The topic of which MTA network is the worst (hint: It’s the C, not the oft-disparaged G) is one oft-discussed by irritated straphangers. But which subway line is the best? It depends on how you weigh the factors. Is it the line with the least amount of construction? The one that doesn’t regularly turn into an express or local version of itself at random, forcing you to either zip frustratingly past your stop or add 10 minutes to your commute? Or is it the platform that doesn’t regularly smell of urine and garbage? One of the main points of a good subway line is reliability, or how many trains actually arrive on schedule According to some data-crunching from the New York Post, by that criteria, the best subway line in the whole damn system is the D train, the unsung hero of the orange-line cluster, hauling commuters all the way up to Norwood and all the way down to Coney Island.
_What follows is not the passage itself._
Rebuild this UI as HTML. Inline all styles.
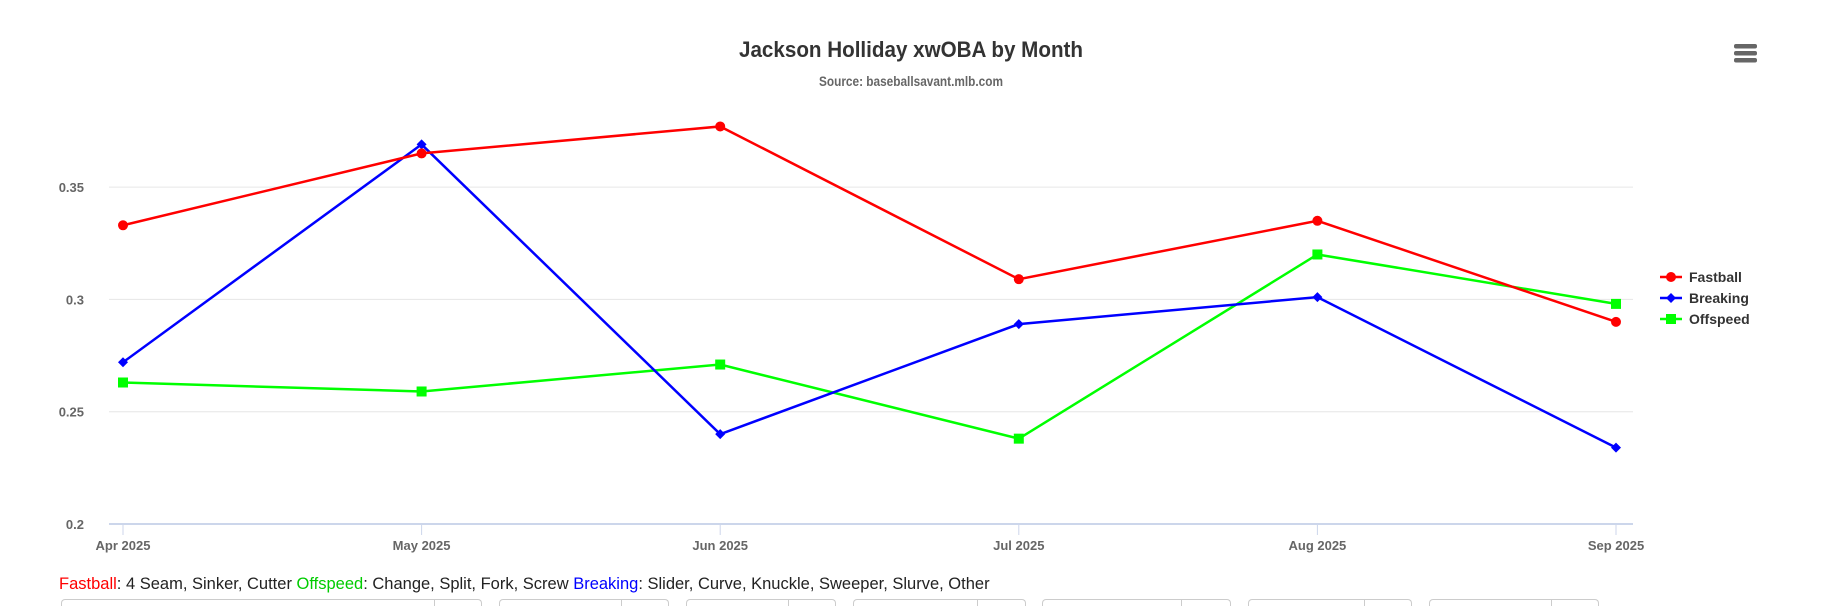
<!DOCTYPE html>
<html><head><meta charset="utf-8"><style>
html,body{margin:0;width:1835px;height:606px;overflow:hidden;background:#fff;font-family:"Liberation Sans",sans-serif}
.box{position:absolute;top:599px;height:7px;border:1px solid #ccc;border-bottom:none;border-radius:4px 4px 0 0;box-sizing:border-box}
.box i{position:absolute;top:0;bottom:0;width:0;border-left:1px solid #ccc}
</style></head><body>
<svg width="1835" height="606" style="position:absolute;left:0;top:0">
<g id="grid"></g><g id="series"></g>
<text x="911" y="57" text-anchor="middle" font-size="22" font-weight="bold" fill="#333" textLength="344" lengthAdjust="spacingAndGlyphs">Jackson Holliday xwOBA by Month</text>
<text x="911" y="86" text-anchor="middle" font-size="14" font-weight="bold" fill="#666" textLength="184" lengthAdjust="spacingAndGlyphs">Source: baseballsavant.mlb.com</text>
<g fill="#666">
<rect x="1734" y="44" width="23" height="4.5" rx="2"/><rect x="1734" y="51" width="23" height="4.5" rx="2"/><rect x="1734" y="58" width="23" height="4.5" rx="2"/></g>
<g id="legend"></g>
</svg>
<div style="position:absolute;left:59px;top:575px;font-size:16.5px;color:#222;white-space:nowrap"><span style="color:red">Fastball</span>: 4 Seam, Sinker, Cutter <span style="color:#0c0">Offspeed</span>: Change, Split, Fork, Screw <span style="color:blue">Breaking</span>: Slider, Curve, Knuckle, Sweeper, Slurve, Other</div>
<div class="box" style="left:61px;width:421px"><i style="left:372px"></i></div>
<div class="box" style="left:499px;width:170px"><i style="left:121px"></i></div>
<div class="box" style="left:686px;width:150px"><i style="left:101px"></i></div>
<div class="box" style="left:853px;width:173px"><i style="left:123px"></i></div>
<div class="box" style="left:1042px;width:189px"><i style="left:138px"></i></div>
<div class="box" style="left:1248px;width:164px"><i style="left:115px"></i></div>
<div class="box" style="left:1429px;width:170px"><i style="left:121px"></i></div>
<script>
const categories=["Apr 2025","May 2025","Jun 2025","Jul 2025","Aug 2025","Sep 2025"];
const fastball=[0.333,0.365,0.377,0.309,0.335,0.290];
const breaking=[0.272,0.369,0.240,0.289,0.301,0.234];
const offspeed=[0.263,0.259,0.271,0.238,0.320,0.298];
const yTicks=[0.2,0.25,0.3,0.35];
const yTickLabels=["0.2","0.25","0.3","0.35"];
const NS="http://www.w3.org/2000/svg";
const x0=123,x1=1616,left=109,right=1633;
const y=v=>524-(v-0.2)/0.05*112.3;
const x=i=>x0+i*(x1-x0)/(categories.length-1);
function mk(t,a,p){const e=document.createElementNS(NS,t);for(const k in a)e.setAttribute(k,a[k]);p.appendChild(e);return e;}
const g=document.getElementById('grid');
yTicks.forEach((v,i)=>{
 const l=mk('line',{x1:left,x2:right,y1:y(v),y2:y(v),stroke:i==0?'#ccd6eb':'#e6e6e6','stroke-width':i==0?2:1},g);
 
 
 const t=mk('text',{x:84,y:y(v)+5,'text-anchor':'end','font-size':13,'font-weight':'bold',fill:'#666'},g);
 t.textContent=yTickLabels[i];
 
 
});
categories.forEach((c,i)=>{
 const l=mk('line',{x1:x(i),x2:x(i),y1:525,y2:535,stroke:'#ccd6eb'},g);
 
 
 const t=mk('text',{x:x(i),y:550,'text-anchor':'middle','font-size':13,'font-weight':'bold',fill:'#666'},g);
 t.textContent=c;
 
 
});
function marker(type,cx,cy,col,p){
 if(type=='circle')return mk('circle',{cx,cy,r:5,fill:col},p);
 if(type=='diamond')return mk('path',{d:`M${cx} ${cy-5}L${cx+5} ${cy}L${cx} ${cy+5}L${cx-5} ${cy}Z`,fill:col},p);
 return mk('rect',{x:cx-5,y:cy-5,width:10,height:10,fill:col},p);
}
const S=document.getElementById('series');
const seriesList=[["Fastball",fastball,"#ff0000","circle"],["Breaking",breaking,"#0000ff","diamond"],["Offspeed",offspeed,"#00ff00","square"]];
const drawOrder=[2,1,0];
drawOrder.forEach(si=>{
 const [name,vals,col,m]=seriesList[si];
 const pl=mk('polyline',{points:vals.map((v,i)=>x(i)+','+y(v)).join(' '),fill:'none',stroke:col,'stroke-width':2.5},S);
 
 
 vals.forEach((v,i)=>{
  const mm=marker(m,x(i),y(v),col,S);
  
  
 });
});
const L=document.getElementById('legend');
seriesList.forEach(([name,vals,col,m],i)=>{
 const ly=277+i*21;
 const grp=mk('g',{},L);
 
 
 mk('line',{x1:1660,x2:1682,y1:ly,y2:ly,stroke:col,'stroke-width':2.5},grp);
 marker(m,1671,ly,col,grp);
 const t=mk('text',{x:1689,y:ly+5,'font-size':14,'font-weight':'bold',fill:'#333'},grp);
 t.textContent=name;
});
</script>
</body></html>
Per the Post‘s data, the D train arrives on schedule 82 percent of the time on weekdays. The J and Z train are close behind it, reliably arriving punctually at 81.7 percent of the time. Plus, the J and Z are the most reliable trains running on the weekends. Bonus points for Bushwick!
Surprisingly, the L train is pretty close behind that, at 81.3 percent, but that must not factor in those weekends where the entire L train line is suspended, forcing people to board those semi-hellish replacement shuttles. The worst trains, reliability-wise, were the 5 and 6 lines, which come in at 67.8 and 70.1 percent on-time respectively.